Trwają protesty we Francji. Ostre starcie policji z protestującymi
Do zamieszek na marginesie demonstracji doszło w Paryżu m.in. na pl. Bastylii, gdzie policja użyła gazu łzawiącego, oraz w okolicy merostwa. Antykapitaliści obrzucili fasadę Banku Francji kamieniami i butelkami. Zdemolowano i splądrowano sklep marki L'Occitane. Do godz. 18. funkcjonariusze zatrzymali 36 osób. Kilkunastu policjantów zostało rannych w zamieszkach.

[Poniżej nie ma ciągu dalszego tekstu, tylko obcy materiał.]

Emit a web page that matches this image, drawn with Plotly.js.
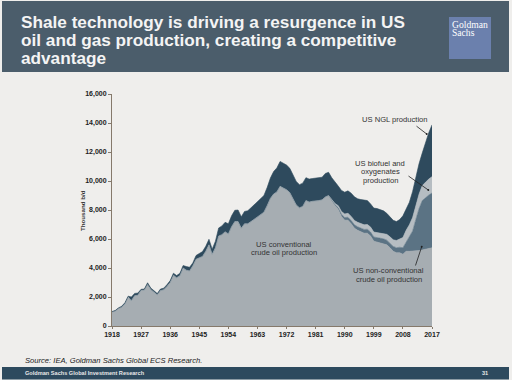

Kilkuset funkcjonariuszy ochrania siedzibę Rady Konstytucyjnej w stolicy, która w piątek ma wydać decyzję w spawie zgodności z konstytucją rządowej reformy emerytalnej.
Dwóch demonstrantów i dwóch policjantów zostało rannych w Nantes, gdzie podczas czwartkowej demonstracji doszło do starć z policją. 12 osób zostało rannych po stronie policji w Lyonie, po stronie protestujących ranne zostały trzy osoby oraz dziennikarz.
Prefekt departamentu Gironde „zdecydowanie potępił zniszczenia i przemoc” w Bordeaux, gdzie zamaskowane grupy zakłócały przebieg pochodu, dopuszczając się przemocy i poniżania funkcjonariuszy - podała prefektura.
Protesty we Francji. Na ulicach coraz mniej osób
W całej Francji według policji o godz. 18. demonstrowało około 336 tys. osób, co oznacza spadek w porównaniu z 479 tys. 6 kwietnia i 1,1 mln 7 marca.
Według Ministerstwa Służby Publicznej liczba pracowników służby cywilnej strajkujących przeciwko reformie emerytalnej spadła z 6,5 proc. 6 kwietnia do 3,8 proc. obecnie. W publicznej służbie szpitalnej odsetek wyniósł 4,2 proc. wobec 5,9 proc. w miniony czwartek.
Deputowani lewicy opowiadają się za zorganizowaniem referendum w sprawie reformy emerytalnej, zaś prezydent Emmanuel Macron poinformował, że zaproponuje debaty z partnerami społecznymi po piątkowej decyzji Rady Konstytucyjnej.